### What you are asked to do:
With the images removed, repeat the data below exactly.

********

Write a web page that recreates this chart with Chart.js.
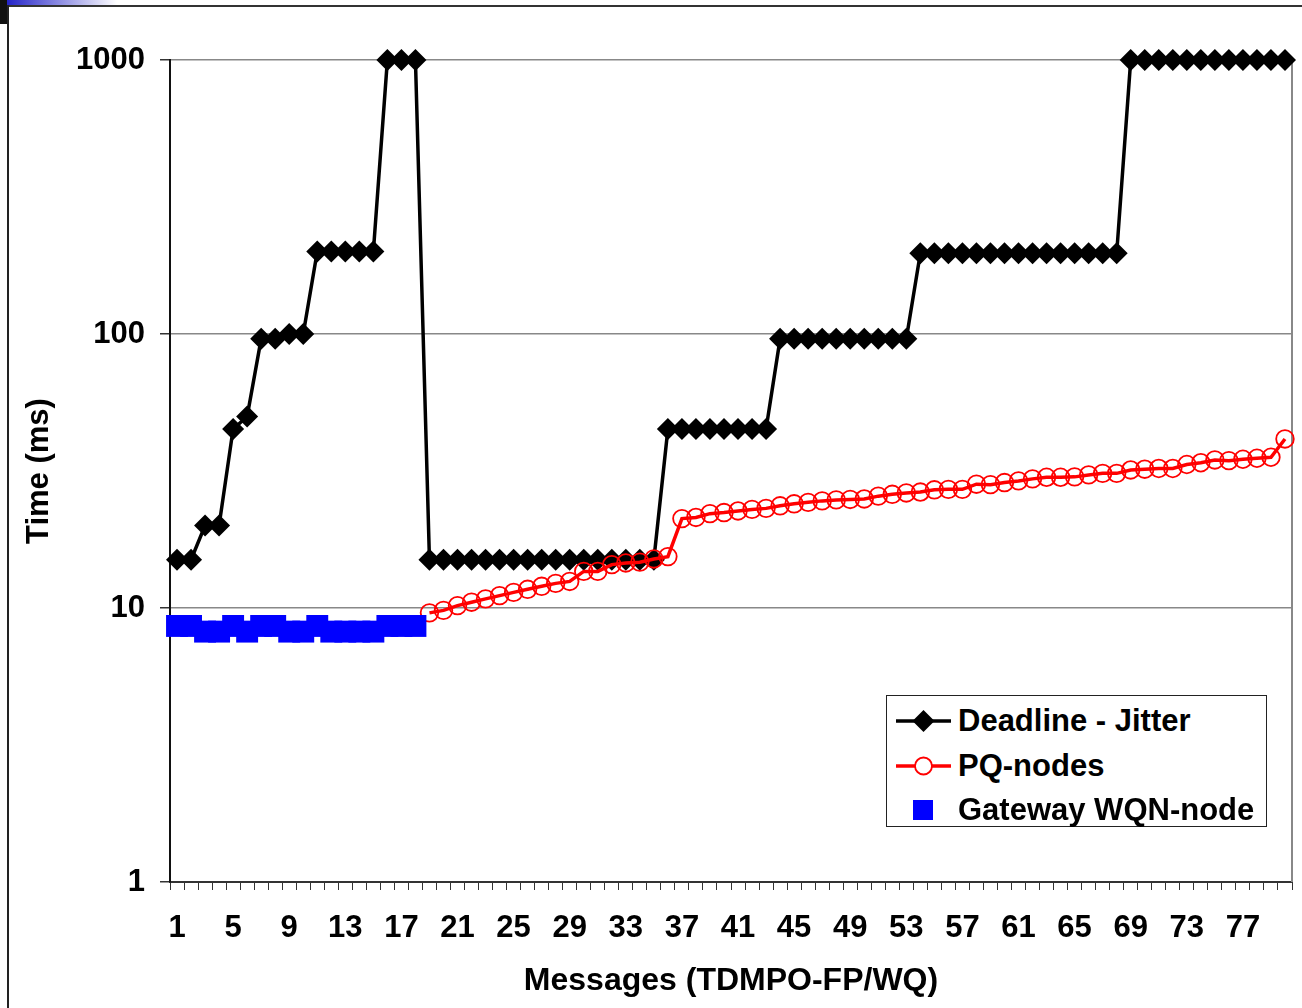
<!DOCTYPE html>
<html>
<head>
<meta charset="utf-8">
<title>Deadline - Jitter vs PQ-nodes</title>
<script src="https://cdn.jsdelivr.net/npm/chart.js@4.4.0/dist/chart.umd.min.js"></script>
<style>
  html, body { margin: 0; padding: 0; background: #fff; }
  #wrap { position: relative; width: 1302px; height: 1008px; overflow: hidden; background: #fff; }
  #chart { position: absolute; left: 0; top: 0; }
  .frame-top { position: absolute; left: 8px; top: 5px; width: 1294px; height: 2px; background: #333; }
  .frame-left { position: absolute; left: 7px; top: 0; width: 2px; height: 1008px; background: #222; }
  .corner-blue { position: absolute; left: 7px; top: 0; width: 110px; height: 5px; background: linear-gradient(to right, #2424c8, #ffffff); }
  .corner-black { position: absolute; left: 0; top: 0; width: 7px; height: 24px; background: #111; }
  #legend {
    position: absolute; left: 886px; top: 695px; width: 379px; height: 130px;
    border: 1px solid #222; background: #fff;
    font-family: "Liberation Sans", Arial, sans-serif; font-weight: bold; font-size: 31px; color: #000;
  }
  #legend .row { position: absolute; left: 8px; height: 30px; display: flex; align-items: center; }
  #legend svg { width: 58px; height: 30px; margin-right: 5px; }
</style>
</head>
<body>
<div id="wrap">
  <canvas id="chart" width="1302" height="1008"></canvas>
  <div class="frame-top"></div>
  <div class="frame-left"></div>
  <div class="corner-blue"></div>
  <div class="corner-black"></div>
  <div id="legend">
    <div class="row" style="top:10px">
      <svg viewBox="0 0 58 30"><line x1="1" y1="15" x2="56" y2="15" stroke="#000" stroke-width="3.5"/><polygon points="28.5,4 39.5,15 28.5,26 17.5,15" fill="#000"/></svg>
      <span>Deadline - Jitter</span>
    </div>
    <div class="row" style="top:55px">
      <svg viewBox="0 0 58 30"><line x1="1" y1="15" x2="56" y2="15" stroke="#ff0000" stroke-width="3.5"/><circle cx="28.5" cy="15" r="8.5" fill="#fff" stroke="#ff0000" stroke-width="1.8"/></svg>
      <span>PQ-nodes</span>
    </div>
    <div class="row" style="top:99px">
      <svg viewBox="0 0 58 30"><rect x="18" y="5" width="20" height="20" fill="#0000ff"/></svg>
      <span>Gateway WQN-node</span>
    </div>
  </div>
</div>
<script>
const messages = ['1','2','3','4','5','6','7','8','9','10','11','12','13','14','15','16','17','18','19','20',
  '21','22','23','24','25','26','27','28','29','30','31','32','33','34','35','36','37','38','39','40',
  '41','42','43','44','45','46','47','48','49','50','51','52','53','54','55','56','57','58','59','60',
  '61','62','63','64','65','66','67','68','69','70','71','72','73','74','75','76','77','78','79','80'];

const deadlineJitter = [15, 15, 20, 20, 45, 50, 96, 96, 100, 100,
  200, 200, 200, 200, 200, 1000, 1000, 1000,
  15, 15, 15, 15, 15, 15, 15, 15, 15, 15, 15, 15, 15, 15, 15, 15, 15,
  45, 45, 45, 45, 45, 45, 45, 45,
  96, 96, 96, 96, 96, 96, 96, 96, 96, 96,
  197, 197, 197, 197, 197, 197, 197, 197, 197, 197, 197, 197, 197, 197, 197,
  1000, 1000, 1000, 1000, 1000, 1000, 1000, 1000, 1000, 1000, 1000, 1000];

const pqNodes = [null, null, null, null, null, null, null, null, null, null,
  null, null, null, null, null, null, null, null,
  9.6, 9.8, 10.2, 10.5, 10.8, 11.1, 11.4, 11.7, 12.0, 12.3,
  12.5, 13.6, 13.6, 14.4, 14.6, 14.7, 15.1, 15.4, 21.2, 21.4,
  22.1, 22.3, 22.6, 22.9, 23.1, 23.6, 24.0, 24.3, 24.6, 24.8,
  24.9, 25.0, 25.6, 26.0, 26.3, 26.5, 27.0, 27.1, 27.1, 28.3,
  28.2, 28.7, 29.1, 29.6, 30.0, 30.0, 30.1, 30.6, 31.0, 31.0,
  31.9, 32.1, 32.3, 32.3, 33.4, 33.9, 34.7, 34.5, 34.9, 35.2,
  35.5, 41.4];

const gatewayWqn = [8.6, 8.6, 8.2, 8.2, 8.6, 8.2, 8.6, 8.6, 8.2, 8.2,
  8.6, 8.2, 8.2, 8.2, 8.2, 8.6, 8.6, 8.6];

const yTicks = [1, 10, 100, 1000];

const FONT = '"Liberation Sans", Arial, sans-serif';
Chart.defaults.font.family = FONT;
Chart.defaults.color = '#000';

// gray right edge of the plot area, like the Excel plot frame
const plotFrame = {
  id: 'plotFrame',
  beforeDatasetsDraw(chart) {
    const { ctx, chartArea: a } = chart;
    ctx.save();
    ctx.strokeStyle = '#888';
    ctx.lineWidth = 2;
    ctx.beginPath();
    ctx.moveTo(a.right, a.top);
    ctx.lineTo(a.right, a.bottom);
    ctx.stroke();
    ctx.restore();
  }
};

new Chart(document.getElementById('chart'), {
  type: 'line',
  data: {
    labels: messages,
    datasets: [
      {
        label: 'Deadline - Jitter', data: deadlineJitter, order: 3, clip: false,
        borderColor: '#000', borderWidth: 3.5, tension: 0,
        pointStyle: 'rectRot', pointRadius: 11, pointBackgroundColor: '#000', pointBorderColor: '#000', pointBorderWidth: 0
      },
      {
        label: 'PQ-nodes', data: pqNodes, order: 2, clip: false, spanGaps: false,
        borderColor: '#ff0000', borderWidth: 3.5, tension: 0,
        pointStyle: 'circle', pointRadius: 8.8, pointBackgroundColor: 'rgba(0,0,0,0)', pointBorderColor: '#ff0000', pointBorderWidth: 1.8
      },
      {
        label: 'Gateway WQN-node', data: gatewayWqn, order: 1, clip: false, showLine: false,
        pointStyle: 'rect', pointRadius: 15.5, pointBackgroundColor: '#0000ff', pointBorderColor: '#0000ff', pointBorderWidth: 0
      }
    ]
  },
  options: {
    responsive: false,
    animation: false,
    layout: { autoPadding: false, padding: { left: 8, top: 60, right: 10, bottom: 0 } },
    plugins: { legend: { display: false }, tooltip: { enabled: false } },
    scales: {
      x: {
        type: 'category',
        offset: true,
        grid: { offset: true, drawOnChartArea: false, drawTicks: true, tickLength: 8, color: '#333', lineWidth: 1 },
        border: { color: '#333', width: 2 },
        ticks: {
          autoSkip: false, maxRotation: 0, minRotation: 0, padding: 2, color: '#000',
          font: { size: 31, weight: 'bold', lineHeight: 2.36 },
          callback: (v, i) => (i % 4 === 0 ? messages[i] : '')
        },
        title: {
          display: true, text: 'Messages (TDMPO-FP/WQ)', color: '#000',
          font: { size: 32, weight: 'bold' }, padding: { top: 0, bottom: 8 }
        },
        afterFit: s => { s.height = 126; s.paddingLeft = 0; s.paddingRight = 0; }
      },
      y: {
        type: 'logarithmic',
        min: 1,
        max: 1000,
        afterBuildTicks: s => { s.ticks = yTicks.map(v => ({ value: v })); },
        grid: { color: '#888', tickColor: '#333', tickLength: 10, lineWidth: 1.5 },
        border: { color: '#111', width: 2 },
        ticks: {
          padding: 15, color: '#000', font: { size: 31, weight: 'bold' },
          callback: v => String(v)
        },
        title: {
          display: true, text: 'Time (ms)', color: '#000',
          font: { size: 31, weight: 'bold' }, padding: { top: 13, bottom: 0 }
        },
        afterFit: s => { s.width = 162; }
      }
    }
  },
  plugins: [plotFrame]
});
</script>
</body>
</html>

********

### Worked solution:
Write a web page that recreates this chart with Chart.js.
<!DOCTYPE html>
<html>
<head>
<meta charset="utf-8">
<title>Deadline - Jitter vs PQ-nodes</title>
<script src="https://cdn.jsdelivr.net/npm/chart.js@4.4.0/dist/chart.umd.min.js"></script>
<style>
  html, body { margin: 0; padding: 0; background: #fff; }
  #wrap { position: relative; width: 1302px; height: 1008px; overflow: hidden; background: #fff; }
  #chart { position: absolute; left: 0; top: 0; }
  .frame-top { position: absolute; left: 8px; top: 5px; width: 1294px; height: 2px; background: #333; }
  .frame-left { position: absolute; left: 7px; top: 0; width: 2px; height: 1008px; background: #222; }
  .corner-blue { position: absolute; left: 7px; top: 0; width: 110px; height: 5px; background: linear-gradient(to right, #2424c8, #ffffff); }
  .corner-black { position: absolute; left: 0; top: 0; width: 7px; height: 24px; background: #111; }
  #legend {
    position: absolute; left: 886px; top: 695px; width: 379px; height: 130px;
    border: 1px solid #222; background: #fff;
    font-family: "Liberation Sans", Arial, sans-serif; font-weight: bold; font-size: 31px; color: #000;
  }
  #legend .row { position: absolute; left: 8px; height: 30px; display: flex; align-items: center; }
  #legend svg { width: 58px; height: 30px; margin-right: 5px; }
</style>
</head>
<body>
<div id="wrap">
  <canvas id="chart" width="1302" height="1008"></canvas>
  <div class="frame-top"></div>
  <div class="frame-left"></div>
  <div class="corner-blue"></div>
  <div class="corner-black"></div>
  <div id="legend">
    <div class="row" style="top:10px">
      <svg viewBox="0 0 58 30"><line x1="1" y1="15" x2="56" y2="15" stroke="#000" stroke-width="3.5"/><polygon points="28.5,4 39.5,15 28.5,26 17.5,15" fill="#000"/></svg>
      <span>Deadline - Jitter</span>
    </div>
    <div class="row" style="top:55px">
      <svg viewBox="0 0 58 30"><line x1="1" y1="15" x2="56" y2="15" stroke="#ff0000" stroke-width="3.5"/><circle cx="28.5" cy="15" r="8.5" fill="#fff" stroke="#ff0000" stroke-width="1.8"/></svg>
      <span>PQ-nodes</span>
    </div>
    <div class="row" style="top:99px">
      <svg viewBox="0 0 58 30"><rect x="18" y="5" width="20" height="20" fill="#0000ff"/></svg>
      <span>Gateway WQN-node</span>
    </div>
  </div>
</div>
<script>
const messages = ['1','2','3','4','5','6','7','8','9','10','11','12','13','14','15','16','17','18','19','20',
  '21','22','23','24','25','26','27','28','29','30','31','32','33','34','35','36','37','38','39','40',
  '41','42','43','44','45','46','47','48','49','50','51','52','53','54','55','56','57','58','59','60',
  '61','62','63','64','65','66','67','68','69','70','71','72','73','74','75','76','77','78','79','80'];

const deadlineJitter = [15, 15, 20, 20, 45, 50, 96, 96, 100, 100,
  200, 200, 200, 200, 200, 1000, 1000, 1000,
  15, 15, 15, 15, 15, 15, 15, 15, 15, 15, 15, 15, 15, 15, 15, 15, 15,
  45, 45, 45, 45, 45, 45, 45, 45,
  96, 96, 96, 96, 96, 96, 96, 96, 96, 96,
  197, 197, 197, 197, 197, 197, 197, 197, 197, 197, 197, 197, 197, 197, 197,
  1000, 1000, 1000, 1000, 1000, 1000, 1000, 1000, 1000, 1000, 1000, 1000];

const pqNodes = [null, null, null, null, null, null, null, null, null, null,
  null, null, null, null, null, null, null, null,
  9.6, 9.8, 10.2, 10.5, 10.8, 11.1, 11.4, 11.7, 12.0, 12.3,
  12.5, 13.6, 13.6, 14.4, 14.6, 14.7, 15.1, 15.4, 21.2, 21.4,
  22.1, 22.3, 22.6, 22.9, 23.1, 23.6, 24.0, 24.3, 24.6, 24.8,
  24.9, 25.0, 25.6, 26.0, 26.3, 26.5, 27.0, 27.1, 27.1, 28.3,
  28.2, 28.7, 29.1, 29.6, 30.0, 30.0, 30.1, 30.6, 31.0, 31.0,
  31.9, 32.1, 32.3, 32.3, 33.4, 33.9, 34.7, 34.5, 34.9, 35.2,
  35.5, 41.4];

const gatewayWqn = [8.6, 8.6, 8.2, 8.2, 8.6, 8.2, 8.6, 8.6, 8.2, 8.2,
  8.6, 8.2, 8.2, 8.2, 8.2, 8.6, 8.6, 8.6];

const yTicks = [1, 10, 100, 1000];

const FONT = '"Liberation Sans", Arial, sans-serif';
Chart.defaults.font.family = FONT;
Chart.defaults.color = '#000';

// gray right edge of the plot area, like the Excel plot frame
const plotFrame = {
  id: 'plotFrame',
  beforeDatasetsDraw(chart) {
    const { ctx, chartArea: a } = chart;
    ctx.save();
    ctx.strokeStyle = '#888';
    ctx.lineWidth = 2;
    ctx.beginPath();
    ctx.moveTo(a.right, a.top);
    ctx.lineTo(a.right, a.bottom);
    ctx.stroke();
    ctx.restore();
  }
};

new Chart(document.getElementById('chart'), {
  type: 'line',
  data: {
    labels: messages,
    datasets: [
      {
        label: 'Deadline - Jitter', data: deadlineJitter, order: 3, clip: false,
        borderColor: '#000', borderWidth: 3.5, tension: 0,
        pointStyle: 'rectRot', pointRadius: 11, pointBackgroundColor: '#000', pointBorderColor: '#000', pointBorderWidth: 0
      },
      {
        label: 'PQ-nodes', data: pqNodes, order: 2, clip: false, spanGaps: false,
        borderColor: '#ff0000', borderWidth: 3.5, tension: 0,
        pointStyle: 'circle', pointRadius: 8.8, pointBackgroundColor: 'rgba(0,0,0,0)', pointBorderColor: '#ff0000', pointBorderWidth: 1.8
      },
      {
        label: 'Gateway WQN-node', data: gatewayWqn, order: 1, clip: false, showLine: false,
        pointStyle: 'rect', pointRadius: 15.5, pointBackgroundColor: '#0000ff', pointBorderColor: '#0000ff', pointBorderWidth: 0
      }
    ]
  },
  options: {
    responsive: false,
    animation: false,
    layout: { autoPadding: false, padding: { left: 8, top: 60, right: 10, bottom: 0 } },
    plugins: { legend: { display: false }, tooltip: { enabled: false } },
    scales: {
      x: {
        type: 'category',
        offset: true,
        grid: { offset: true, drawOnChartArea: false, drawTicks: true, tickLength: 8, color: '#333', lineWidth: 1 },
        border: { color: '#333', width: 2 },
        ticks: {
          autoSkip: false, maxRotation: 0, minRotation: 0, padding: 2, color: '#000',
          font: { size: 31, weight: 'bold', lineHeight: 2.36 },
          callback: (v, i) => (i % 4 === 0 ? messages[i] : '')
        },
        title: {
          display: true, text: 'Messages (TDMPO-FP/WQ)', color: '#000',
          font: { size: 32, weight: 'bold' }, padding: { top: 0, bottom: 8 }
        },
        afterFit: s => { s.height = 126; s.paddingLeft = 0; s.paddingRight = 0; }
      },
      y: {
        type: 'logarithmic',
        min: 1,
        max: 1000,
        afterBuildTicks: s => { s.ticks = yTicks.map(v => ({ value: v })); },
        grid: { color: '#888', tickColor: '#333', tickLength: 10, lineWidth: 1.5 },
        border: { color: '#111', width: 2 },
        ticks: {
          padding: 15, color: '#000', font: { size: 31, weight: 'bold' },
          callback: v => String(v)
        },
        title: {
          display: true, text: 'Time (ms)', color: '#000',
          font: { size: 31, weight: 'bold' }, padding: { top: 13, bottom: 0 }
        },
        afterFit: s => { s.width = 162; }
      }
    }
  },
  plugins: [plotFrame]
});
</script>
</body>
</html>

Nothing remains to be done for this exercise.